EXERCISE DIRECTIONS ->
Copy each line of the data below with the word "this".

RECORDED DATA ->
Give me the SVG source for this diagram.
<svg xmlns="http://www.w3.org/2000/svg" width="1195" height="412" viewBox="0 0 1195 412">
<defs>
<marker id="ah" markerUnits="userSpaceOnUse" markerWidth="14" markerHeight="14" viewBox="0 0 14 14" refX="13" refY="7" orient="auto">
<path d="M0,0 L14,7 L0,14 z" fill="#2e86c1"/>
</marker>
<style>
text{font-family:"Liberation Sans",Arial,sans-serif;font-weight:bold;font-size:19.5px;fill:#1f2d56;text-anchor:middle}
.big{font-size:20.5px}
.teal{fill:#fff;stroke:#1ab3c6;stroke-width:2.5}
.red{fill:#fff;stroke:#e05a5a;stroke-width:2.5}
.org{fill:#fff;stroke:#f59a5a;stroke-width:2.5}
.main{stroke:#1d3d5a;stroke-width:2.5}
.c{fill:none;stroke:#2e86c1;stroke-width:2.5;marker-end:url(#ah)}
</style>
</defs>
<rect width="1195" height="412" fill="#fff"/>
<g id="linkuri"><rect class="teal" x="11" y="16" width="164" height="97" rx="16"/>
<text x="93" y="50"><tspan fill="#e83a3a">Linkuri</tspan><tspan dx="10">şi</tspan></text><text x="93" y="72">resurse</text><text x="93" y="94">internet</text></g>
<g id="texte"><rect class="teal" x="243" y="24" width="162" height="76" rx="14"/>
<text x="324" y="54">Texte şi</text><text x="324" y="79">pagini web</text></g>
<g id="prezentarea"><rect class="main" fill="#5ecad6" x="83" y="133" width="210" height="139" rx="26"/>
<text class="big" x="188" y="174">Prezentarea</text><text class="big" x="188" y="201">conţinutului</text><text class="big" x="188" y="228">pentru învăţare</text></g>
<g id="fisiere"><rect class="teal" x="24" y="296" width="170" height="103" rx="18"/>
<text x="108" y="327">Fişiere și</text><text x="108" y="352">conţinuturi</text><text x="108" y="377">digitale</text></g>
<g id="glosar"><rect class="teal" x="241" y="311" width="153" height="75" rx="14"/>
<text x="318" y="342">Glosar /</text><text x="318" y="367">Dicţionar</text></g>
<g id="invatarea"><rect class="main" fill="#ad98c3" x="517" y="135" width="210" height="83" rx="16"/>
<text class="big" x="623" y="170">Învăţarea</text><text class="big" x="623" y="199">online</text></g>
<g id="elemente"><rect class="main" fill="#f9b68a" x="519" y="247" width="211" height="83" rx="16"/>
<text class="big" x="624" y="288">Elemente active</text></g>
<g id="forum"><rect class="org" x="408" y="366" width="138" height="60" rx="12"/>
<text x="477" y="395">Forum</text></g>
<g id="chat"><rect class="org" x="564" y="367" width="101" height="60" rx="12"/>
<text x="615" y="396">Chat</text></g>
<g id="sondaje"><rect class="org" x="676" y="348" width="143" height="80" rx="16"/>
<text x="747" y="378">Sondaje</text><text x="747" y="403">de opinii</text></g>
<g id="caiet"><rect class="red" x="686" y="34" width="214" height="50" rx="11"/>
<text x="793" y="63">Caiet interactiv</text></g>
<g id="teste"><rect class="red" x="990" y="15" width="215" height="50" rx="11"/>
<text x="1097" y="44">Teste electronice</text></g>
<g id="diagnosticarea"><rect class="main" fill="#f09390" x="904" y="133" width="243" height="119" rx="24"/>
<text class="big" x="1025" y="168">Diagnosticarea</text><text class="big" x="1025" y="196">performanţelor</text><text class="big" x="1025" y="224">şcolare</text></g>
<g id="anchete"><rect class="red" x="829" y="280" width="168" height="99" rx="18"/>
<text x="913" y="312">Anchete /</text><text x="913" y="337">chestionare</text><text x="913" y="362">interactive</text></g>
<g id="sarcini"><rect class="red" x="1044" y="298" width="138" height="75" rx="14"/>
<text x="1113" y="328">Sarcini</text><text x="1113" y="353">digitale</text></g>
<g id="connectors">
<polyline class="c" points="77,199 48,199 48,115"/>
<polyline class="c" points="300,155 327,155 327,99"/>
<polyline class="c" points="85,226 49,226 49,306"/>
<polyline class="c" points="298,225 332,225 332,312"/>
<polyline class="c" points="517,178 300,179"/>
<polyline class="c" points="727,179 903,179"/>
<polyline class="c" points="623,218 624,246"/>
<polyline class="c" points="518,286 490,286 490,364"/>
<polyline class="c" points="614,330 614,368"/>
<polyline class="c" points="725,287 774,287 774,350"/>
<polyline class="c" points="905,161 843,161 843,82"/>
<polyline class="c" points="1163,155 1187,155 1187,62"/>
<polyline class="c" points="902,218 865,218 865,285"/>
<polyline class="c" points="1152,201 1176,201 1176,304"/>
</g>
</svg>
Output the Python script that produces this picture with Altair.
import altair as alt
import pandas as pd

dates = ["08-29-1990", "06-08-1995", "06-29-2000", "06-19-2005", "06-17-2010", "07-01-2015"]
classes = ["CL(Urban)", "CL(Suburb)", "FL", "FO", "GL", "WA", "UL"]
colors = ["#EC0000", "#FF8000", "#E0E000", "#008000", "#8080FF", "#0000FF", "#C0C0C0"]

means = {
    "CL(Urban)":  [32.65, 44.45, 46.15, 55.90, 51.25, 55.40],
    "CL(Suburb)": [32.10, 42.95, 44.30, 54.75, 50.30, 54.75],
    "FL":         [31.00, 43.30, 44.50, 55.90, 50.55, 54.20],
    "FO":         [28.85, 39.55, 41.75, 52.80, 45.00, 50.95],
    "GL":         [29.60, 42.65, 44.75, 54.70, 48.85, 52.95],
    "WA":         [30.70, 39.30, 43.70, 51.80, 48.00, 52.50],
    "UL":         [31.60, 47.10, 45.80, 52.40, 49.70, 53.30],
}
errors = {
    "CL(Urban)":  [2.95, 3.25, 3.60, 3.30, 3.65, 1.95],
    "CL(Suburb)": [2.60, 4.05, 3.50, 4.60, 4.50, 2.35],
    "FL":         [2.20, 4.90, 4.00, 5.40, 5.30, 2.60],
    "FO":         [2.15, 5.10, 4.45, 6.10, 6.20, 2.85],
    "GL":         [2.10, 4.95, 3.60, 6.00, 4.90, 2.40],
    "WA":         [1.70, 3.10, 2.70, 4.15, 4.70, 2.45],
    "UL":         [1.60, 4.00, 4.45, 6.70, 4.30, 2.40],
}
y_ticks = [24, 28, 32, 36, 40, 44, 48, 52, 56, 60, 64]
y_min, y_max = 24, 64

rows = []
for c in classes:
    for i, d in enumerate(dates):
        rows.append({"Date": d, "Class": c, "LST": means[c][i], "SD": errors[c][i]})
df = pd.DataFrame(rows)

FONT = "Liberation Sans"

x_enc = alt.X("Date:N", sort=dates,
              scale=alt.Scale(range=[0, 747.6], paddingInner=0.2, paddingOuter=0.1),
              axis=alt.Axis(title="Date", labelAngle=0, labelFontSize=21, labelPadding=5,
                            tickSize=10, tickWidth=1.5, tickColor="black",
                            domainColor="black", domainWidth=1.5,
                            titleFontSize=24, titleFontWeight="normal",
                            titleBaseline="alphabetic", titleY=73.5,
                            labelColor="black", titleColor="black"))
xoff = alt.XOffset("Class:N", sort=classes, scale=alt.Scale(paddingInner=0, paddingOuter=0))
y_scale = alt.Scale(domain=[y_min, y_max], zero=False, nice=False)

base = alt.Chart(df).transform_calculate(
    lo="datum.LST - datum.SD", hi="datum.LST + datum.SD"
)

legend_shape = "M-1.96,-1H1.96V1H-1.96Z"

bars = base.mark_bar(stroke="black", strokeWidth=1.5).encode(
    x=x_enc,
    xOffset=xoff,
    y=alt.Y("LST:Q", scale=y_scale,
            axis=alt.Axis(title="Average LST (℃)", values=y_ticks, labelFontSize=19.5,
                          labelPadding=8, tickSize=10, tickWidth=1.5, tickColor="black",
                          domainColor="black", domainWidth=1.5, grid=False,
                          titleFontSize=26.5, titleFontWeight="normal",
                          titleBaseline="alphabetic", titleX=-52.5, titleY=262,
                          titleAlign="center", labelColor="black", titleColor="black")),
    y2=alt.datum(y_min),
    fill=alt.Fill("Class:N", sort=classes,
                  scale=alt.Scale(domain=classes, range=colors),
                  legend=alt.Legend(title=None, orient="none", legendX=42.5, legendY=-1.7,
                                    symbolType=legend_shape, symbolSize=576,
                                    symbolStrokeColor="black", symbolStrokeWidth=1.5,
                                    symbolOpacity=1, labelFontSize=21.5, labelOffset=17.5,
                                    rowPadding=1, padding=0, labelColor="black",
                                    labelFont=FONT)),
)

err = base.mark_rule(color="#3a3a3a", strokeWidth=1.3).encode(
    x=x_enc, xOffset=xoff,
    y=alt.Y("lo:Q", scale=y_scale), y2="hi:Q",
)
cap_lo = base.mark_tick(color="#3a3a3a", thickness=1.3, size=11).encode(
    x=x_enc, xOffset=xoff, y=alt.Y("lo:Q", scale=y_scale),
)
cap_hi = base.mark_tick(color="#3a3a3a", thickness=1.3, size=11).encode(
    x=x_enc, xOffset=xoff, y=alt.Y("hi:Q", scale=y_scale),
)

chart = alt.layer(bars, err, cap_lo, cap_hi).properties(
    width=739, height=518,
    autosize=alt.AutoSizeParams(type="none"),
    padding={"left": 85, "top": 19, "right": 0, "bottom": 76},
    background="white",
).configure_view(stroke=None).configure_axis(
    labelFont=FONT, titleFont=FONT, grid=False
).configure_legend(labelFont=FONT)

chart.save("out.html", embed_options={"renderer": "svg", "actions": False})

FINAL ANSWER ->
Give me the SVG source for this diagram.
Output the Python script that produces this picture with Altair.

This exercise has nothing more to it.